Don’t Sell Higher Ed’s ROI Short

On My Agenda

By Mary A. Papazian    //    Volume 32,  Number 2   //    March/April 2024

In the current conversation about the value of higher education, personal economic gain reigns supreme. Some states are examining whether to tie performance funding for institutions to graduates’ first-destination salaries, immediately after college. Given that many stakeholders (including students) expect a college degree to lead to a good job, this approach seems like common sense, especially when considering the level of debt that some students shoulder to earn their degrees.

However, this attitude is not so much wrong as incomplete. Immediate economic returns are certainly important—no institution wants a student to be in debt decades after they graduate—but relying on this sole metric diminishes the benefits that higher education provides to individuals, our society, and our democracy as a whole. This approach narrows the possible courses of study institutions value. Since boards ultimately are responsible for institutional outcomes, it is crucial to consider all the benefits that higher education provides, so that board members know what questions to ask, what metrics they want to see, and in what strategies they need to invest.

The “Trap”

It is easy to understand why regulators, policymakers, and even some board members are eager to use first- or second-year post-baccalaureate salaries as a barometer for institutional success. In the digital age, we can and should demand data to inform our decision-making. And salary data are easy to measure. They allow for comparisons. There are fewer confounding factors to cause differentiation in compensation other than degree completion. It also appears to be a great metric for students who pursued a degree primarily for economic benefit.

Unfortunately, it’s a siren song of a trap. It is so easy to measure, in comparison to other harder-to-measure metrics, some stakeholders want to use it as their main indicator—sometimes their only measure—of success. But it’s a biased metric. There are some jobs, like many in STEM careers, where graduates often net immediate and dramatic wage differences between a college graduate and a non-college graduate. Other careers, like teaching, require specific skills but don’t see the same level of economic return. Long-term data (ten-years or more) show that students pursuing humanities and social science majors do just fine but may not score as well on salary measures immediately after graduation.

Over time, higher education has joined corporations in embracing the view that “What gets measured gets managed” (misattributed to Peter Drucker). In my experience, it also means that what we measure is what leadership promotes, advances, and funds. Well-meaning staff and faculty then start, often unconsciously, favoring those metrics. Students end up convinced, sometimes by advisors or faculty or university messaging, to enter a degree program in a field they have no desire to study, which invariably leads to worse academic performance and disengagement. Colleges should provide students with quality advising and transparent data on the full range of career opportunities and long-term graduate earnings to help them make informed decisions about pursuing programs of study that reflect their goals and interests. This enhances student success in and beyond college.

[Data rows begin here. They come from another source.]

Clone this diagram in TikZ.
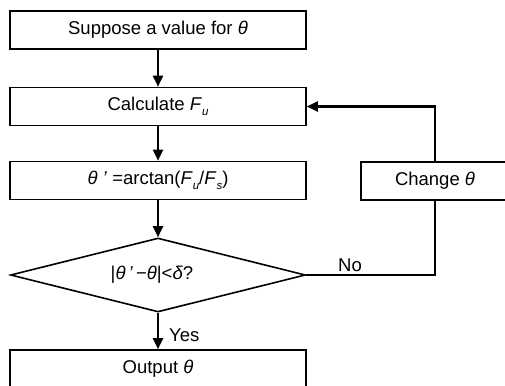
\documentclass[tikz,border=0pt]{standalone}
\usepackage{fontspec}
\setmainfont{Liberation Sans}
\usetikzlibrary{shapes.geometric,arrows.meta}
\newcommand\mysub[1]{\raisebox{-0.3em}{\fontsize{11.5}{11.5}\selectfont\itshape #1}}
\newcommand\thet{\textit{θ}}
\begin{document}
\begin{tikzpicture}[x=1pt,y=-1pt,
  box/.style={draw,line width=1.6pt,rectangle,inner sep=0pt,minimum width=296pt,minimum height=38pt,
    font=\fontsize{18.5}{21}\selectfont},
  arr/.style={line width=2.2pt,-{Triangle[length=11pt,width=10pt]}},
  ln/.style={line width=1.7pt},
  lbl/.style={font=\fontsize{18.5}{21}\selectfont,inner sep=2pt}]
\useasboundingbox (0,0) rectangle (505,385);
\node[box] (b1) at (158,30) {Suppose a value for \thet\hspace{12pt}};
\node[box] (b2) at (158,106.5) {Calculate \textit{F}\mysub{u}\hspace{22pt}};
\node[box] (b3) at (158,180.5) {\thet\textit{ '} =arctan(\textit{F}\mysub{u}/\textit{F}\mysub{s})\hspace{6pt}};
\node[draw,line width=1.6pt,diamond,inner sep=0pt,minimum width=295pt,minimum height=74pt] (d) at (158,275) {};
\node[lbl] (dt) at (152,275) {|\thet\,\textit{'}\,−\thet|<\textit{δ}?};
\node[box] (out) at (158,369) {Output \thet};
\node[box,minimum width=148pt] (ch) at (435,181) {Change \thet};
\draw[arr] (b1) -- (b2);
\draw[arr] (b2) -- (b3);
\draw[arr] (b3) -- (d.north);
\draw[arr] (d.south) -- node[lbl,right,pos=0.62,xshift=8pt] {Yes} (out);
\draw[ln] (d.east) -| node[lbl,above,pos=0.17] {No} (ch.south);
\draw[arr] (ch.north) |- (b2.east);
\end{tikzpicture}
\end{document}
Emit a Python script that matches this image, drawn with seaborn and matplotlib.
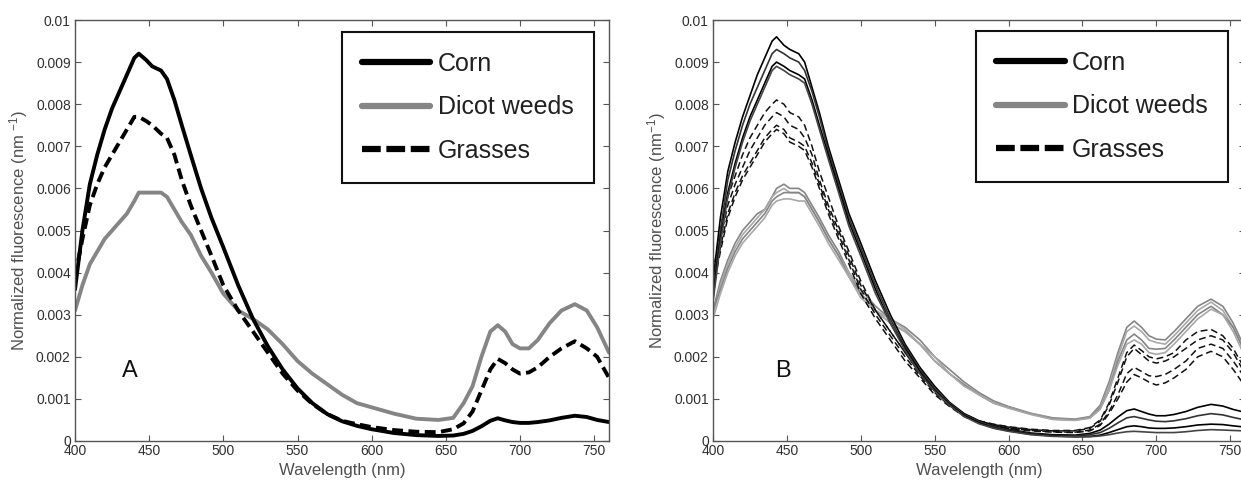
import numpy as np
import pandas as pd
import matplotlib
matplotlib.use("Agg")
import matplotlib.pyplot as plt
from matplotlib.lines import Line2D
import seaborn as sns

# Wavelength grid (nm)
wavelength = [400, 405, 410, 415, 420, 425, 430, 435, 440, 443, 448, 452, 458, 462, 467,
              472, 478, 485, 492, 500, 510, 520, 530, 540, 550, 560, 570, 580, 590, 600,
              615, 630, 645, 655, 662, 668, 674, 680, 685, 690, 695, 700, 706, 712, 720,
              728, 737, 745, 752, 760]

# Panel A: mean normalized fluorescence spectra
corn_mean = [.0036, .0050, .0061, .0068, .0074, .0079, .0083, .0087, .0091, .0092, .00905, .0089, .0088, .0086, .0081,
             .0075, .0068, .0060, .0053, .0046, .0037, .0029, .00225, .0017, .00125, .0009, .00064, .00047, .00036, .00028,
             .00019, .00014, .00012, .00013, .00017, .00024, .00035, .00048, .00054, .00049, .00045, .00043, .00043, .00045, .00049,
             .00055, .0006, .00057, .0005, .00045]
dicot_mean = [.0031, .0037, .0042, .0045, .0048, .0050, .0052, .0054, .0057, .0059, .0059, .0059, .0059, .0058, .0055,
              .0052, .0049, .0044, .0040, .0035, .0031, .0029, .00265, .0023, .0019, .0016, .00135, .0011, .0009, .0008,
              .00065, .00053, .0005, .00055, .0009, .0013, .0020, .0026, .00275, .0026, .0023, .0022, .0022, .0024, .0028,
              .0031, .00325, .0031, .0027, .0021]
grass_mean = [.0039, .0048, .0056, .0061, .0065, .0068, .0071, .0074, .0077, .0077, .0076, .0075, .0073, .0072, .0068,
              .0062, .0056, .0050, .0044, .0037, .0031, .0026, .0021, .0016, .0012, .00088, .00064, .00048, .0004, .00033,
              .00026, .00022, .00021, .00028, .00042, .0007, .0012, .0017, .00195, .00185, .0017, .0016, .00163, .00175, .002,
              .0022, .00237, .0022, .0020, .0015]

# Panel B: individual spectra
corn_1 = [.0038, .0053, .0064, .0071, .0077, .0082, .0087, .0091, .0095, .0096, .0094, .0093, .0092, .0090, .0084,
          .0078, .0070, .0062, .0054, .0047, .0038, .0030, .0023, .00175, .0013, .00092, .00065, .00048, .00036, .00028,
          .00019, .00015, .00014, .00018, .00026, .0004, .00057, .00072, .00076, .0007, .00064, .0006, .0006, .00063, .0007,
          .0008, .00087, .00083, .00075, .00068]
corn_2 = [.0035, .0050, .0062, .0069, .0075, .0080, .0084, .0088, .0092, .0093, .0092, .0091, .0090, .0088, .0083,
          .0077, .0069, .0061, .0053, .0046, .0037, .0029, .00225, .0017, .00125, .0009, .00063, .00046, .00034, .00026,
          .00017, .00013, .00012, .00015, .0002, .0003, .00043, .00055, .00058, .00054, .0005, .00047, .00046, .00048, .00053,
          .0006, .00065, .00062, .00056, .0005]
corn_3 = [.0034, .0048, .0059, .0066, .0072, .0077, .0081, .0085, .0089, .0090, .0089, .0088, .0087, .0086, .0081,
          .0075, .0068, .0060, .0052, .0045, .0036, .0028, .0022, .00165, .0012, .00087, .0006, .00043, .00031, .00024,
          .00016, .00012, .0001, .00011, .00014, .0002, .00027, .00034, .00036, .00034, .00031, .0003, .0003, .00031, .00034,
          .00038, .0004, .00039, .00036, .00033]
corn_4 = [.0033, .0047, .0058, .0065, .0071, .0076, .0080, .0084, .0088, .0089, .0088, .0087, .0086, .0085, .0080,
          .0074, .0067, .0059, .0051, .0044, .0035, .0028, .00215, .0016, .00118, .00085, .00058, .00041, .0003, .00023,
          .00015, .00011, .0001, .0001, .00012, .00015, .00019, .00022, .00023, .00022, .00021, .0002, .0002, .0002, .00022,
          .00025, .00027, .00026, .00025, .00024]

grass_1 = [.0040, .0050, .0058, .0063, .0068, .0072, .0075, .0078, .0080, .0081, .0080, .0078, .0077, .0075, .0070,
           .0064, .0058, .0051, .0045, .0038, .0031, .0026, .0021, .0016, .0012, .00088, .00064, .00048, .0004, .00034,
           .00028, .00025, .00025, .00032, .0005, .0009, .0015, .0021, .00228, .00215, .002, .00195, .002, .0021, .0024,
           .0026, .00265, .0025, .0022, .0017]
grass_2 = [.0038, .0048, .0056, .0061, .0065, .0069, .0072, .0075, .0077, .0078, .0077, .0075, .0074, .0072, .0068,
           .0062, .0056, .0050, .0044, .0037, .0031, .0026, .0021, .0016, .0012, .00087, .00063, .00047, .00039, .00033,
           .00027, .00024, .00024, .0003, .00047, .00085, .0014, .002, .0022, .00205, .0019, .00185, .0019, .002, .0022,
           .0024, .0025, .0024, .0021, .0016]
grass_3 = [.0037, .0046, .0054, .0059, .0063, .0066, .0069, .0072, .0074, .0075, .0074, .0072, .0071, .0070, .0066,
           .0061, .0055, .0049, .0043, .0036, .0030, .0025, .002, .00155, .00115, .00084, .0006, .00045, .00037, .00031,
           .00025, .00022, .00021, .00026, .0004, .0007, .0011, .0016, .00175, .00165, .00155, .00153, .00158, .0017, .0019,
           .0022, .0023, .0022, .0019, .0015]
grass_4 = [.0036, .0045, .0053, .0058, .0062, .0065, .0068, .0071, .0073, .0074, .0073, .0071, .0070, .0069, .0065,
           .0060, .0054, .0048, .0042, .0035, .0029, .0024, .0019, .0015, .0011, .00082, .00058, .00043, .00035, .0003,
           .00024, .00021, .0002, .00024, .00037, .00065, .001, .0014, .00158, .0015, .0014, .00133, .00138, .0015, .0017,
           .002, .00213, .002, .0017, .0013]

dicot_1 = [.0031, .0038, .0043, .0047, .0050, .0052, .0054, .0055, .0058, .0060, .0061, .0060, .0060, .0059, .0056,
           .0053, .0049, .0045, .0040, .0036, .0032, .0029, .0027, .0024, .002, .0017, .0014, .00115, .00095, .00082,
           .00066, .00055, .00052, .00058, .00085, .0014, .0021, .0027, .00285, .0027, .0025, .00242, .0024, .0026, .0029,
           .0032, .00337, .0032, .0028, .0022]
dicot_2 = [.0030, .0037, .0042, .0046, .0049, .0051, .0053, .0055, .0058, .0059, .0060, .0059, .0059, .0058, .0055,
           .0052, .0048, .0044, .0040, .0035, .0031, .0029, .00265, .0023, .002, .0016, .00135, .0011, .0009, .0008,
           .00065, .00053, .0005, .00056, .0008, .0013, .002, .0026, .00273, .0026, .0024, .00234, .0023, .0025, .0028,
           .0031, .0033, .0031, .0027, .0021]
dicot_3 = [.0031, .0036, .0041, .0045, .0048, .0050, .0052, .0054, .0057, .0058, .0059, .0059, .0059, .0058, .0055,
           .0052, .0048, .0044, .0039, .0035, .0031, .0028, .0026, .0023, .0019, .0016, .00133, .0011, .0009, .00079,
           .00064, .00052, .0005, .00055, .00078, .0012, .0019, .0024, .00254, .0024, .0022, .00218, .0022, .0024, .0027,
           .003, .0032, .003, .0027, .0021]
dicot_4 = [.0029, .0035, .0040, .0044, .0047, .0049, .0051, .0053, .0056, .0057, .00575, .00575, .0057, .0057, .0054,
           .0051, .0047, .0043, .0039, .0034, .0031, .0028, .0026, .0023, .0019, .0016, .0013, .0011, .0009, .00078,
           .00063, .00051, .00049, .00054, .00075, .0012, .0018, .0023, .0024, .0023, .0021, .00206, .0021, .0023, .0026,
           .0029, .00313, .003, .0026, .002]

groups = ["Corn", "Dicot weeds", "Grasses"]
x_ticks = [400, 450, 500, 550, 600, 650, 700, 750]
y_ticks = [0, 0.001, 0.002, 0.003, 0.004, 0.005, 0.006, 0.007, 0.008, 0.009, 0.01]
y_tick_labels = ["0", "0.001", "0.002", "0.003", "0.004", "0.005", "0.006", "0.007", "0.008", "0.009", "0.01"]

sns.set_theme(style="ticks")
plt.rcParams["font.family"] = ["Liberation Sans", "DejaVu Sans"]
plt.rcParams["mathtext.default"] = "regular"

BLACK = "#000000"
GRAY = "#858585"
LIGHT_GRAY = "#a8a8a8"
TEXT = "#303030"
LABEL = "#505050"
SPINE = "#555555"

fig = plt.figure(figsize=(12.41, 4.82), dpi=100)
fig.patch.set_facecolor("white")
ax_a = fig.add_axes([75 / 1241, 1 - 441 / 482, 534 / 1241, 421 / 482])
ax_b = fig.add_axes([713 / 1241, 1 - 441 / 482, 532 / 1241, 421 / 482])


def draw(ax, y, color, lw, dashed, dash):
    sns.lineplot(x=wavelength, y=y, ax=ax, color=color, linewidth=lw, legend=False)
    line = ax.lines[-1]
    if dashed:
        line.set_linestyle((0, dash))
    line.set_solid_joinstyle("round")
    line.set_dash_capstyle("butt")


# Panel A: group means
draw(ax_a, dicot_mean, GRAY, 2.8, False, None)
draw(ax_a, grass_mean, BLACK, 2.8, True, (2.8, 1.4))
draw(ax_a, corn_mean, BLACK, 2.8, False, None)

# Panel B: individual spectra
for series, col in [(dicot_1, GRAY), (dicot_2, LIGHT_GRAY), (dicot_3, GRAY), (dicot_4, LIGHT_GRAY)]:
    draw(ax_b, series, col, 1.2, False, None)
for series in [grass_1, grass_2, grass_3, grass_4]:
    draw(ax_b, series, "#111111", 1.1, True, (4.5, 2.5))
for series, col in [(corn_1, BLACK), (corn_2, "#333333"), (corn_3, BLACK), (corn_4, "#444444")]:
    draw(ax_b, series, col, 1.2, False, None)

for ax, ylab, tag, tag_x in [(ax_a, "Normalized fluorescence (nm $^{-1}$)", "A", 437),
                             (ax_b, "Normalized fluorescence (nm$^{-1}$)", "B", 447)]:
    ax.set_xlim(400, 760)
    ax.set_ylim(0, 0.01)
    ax.set_xticks(x_ticks)
    ax.set_xticklabels([str(t) for t in x_ticks])
    ax.set_yticks(y_ticks)
    ax.set_yticklabels(y_tick_labels)
    ax.tick_params(direction="in", length=4, width=0.8, top=True, right=True,
                   labelsize=10, colors=SPINE, labelcolor=TEXT, pad=3)
    ax.tick_params(axis="x", pad=2)
    for sp in ax.spines.values():
        sp.set_color(SPINE)
        sp.set_linewidth(1.0)
    ax.set_xlabel("Wavelength (nm)", fontsize=12, color=LABEL, labelpad=4)
    ax.set_ylabel(ylab, fontsize=12, color=LABEL, labelpad=4)
    ax.text(tag_x, 0.00166, tag, fontsize=17, color="#111111", ha="center", va="center")
    ax.set_facecolor("white")

    handles = [Line2D([], [], color=BLACK, lw=4.5),
               Line2D([], [], color=GRAY, lw=4.5),
               Line2D([], [], color=BLACK, lw=4.5, linestyle=(0, (3.0, 0.9)))]
    leg = ax.legend(handles, groups, loc="upper right",
                    bbox_to_anchor=(0.971, 0.972) if ax is ax_a else (0.968, 0.974),
                    borderaxespad=0, fontsize=18, handlelength=2.75, handletextpad=0.3,
                    labelspacing=0.78, borderpad=0.8, fancybox=False, framealpha=1,
                    edgecolor="#111111")
    leg.get_frame().set_linewidth(1.5)
    for t in leg.get_texts():
        t.set_color("#202020")

fig.savefig("out.png", dpi=100, facecolor="white")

Looking strictly at short-term salary data overlooks other tremendous quality-of-life benefits to graduates and society. In August 2023, the Lumina Foundation released the results of a survey that highlighted both the economic and non-economic benefits of higher education. Those who received additional years of education beyond high school reported being healthier, more engaged in their community, and more likely to find a job that fits their needs.

Another benefit is graduate engagement in democracy. In 2019, AGB released Renewing the Democratic Purposes of Higher Education (https://agb.org/reports-2/democratic-purposes/), a publication that outlined the myriad ways that colleges and universities strengthened democracy, not only through the number of graduates they produced, but also through institutions’ roles as community partners, knowledge creators, and champions of civic life. The report outlined that the skills employers seek, such as information literacy, ethical reasoning, team building, empathy, and a capacity for leadership—skills often attributed to the liberal arts—are also important for a healthy democracy.

The Role of the Board

If your college or university expects immediate economic gains for its graduates, then use that as a metric. But don’t use it as the primary or the sole metric. Consider what other outcomes you value. Those other characteristics, like long-term financial security, health, democratic participation, community engagement, sense of purpose, and joy, are harder to measure. But they are part of the value of higher education. The next time your board meets to review priorities and outcomes, ask about what you don’t yet see in the dashboard.

Mary A. Papazian, PhD, is the executive vice president of AGB.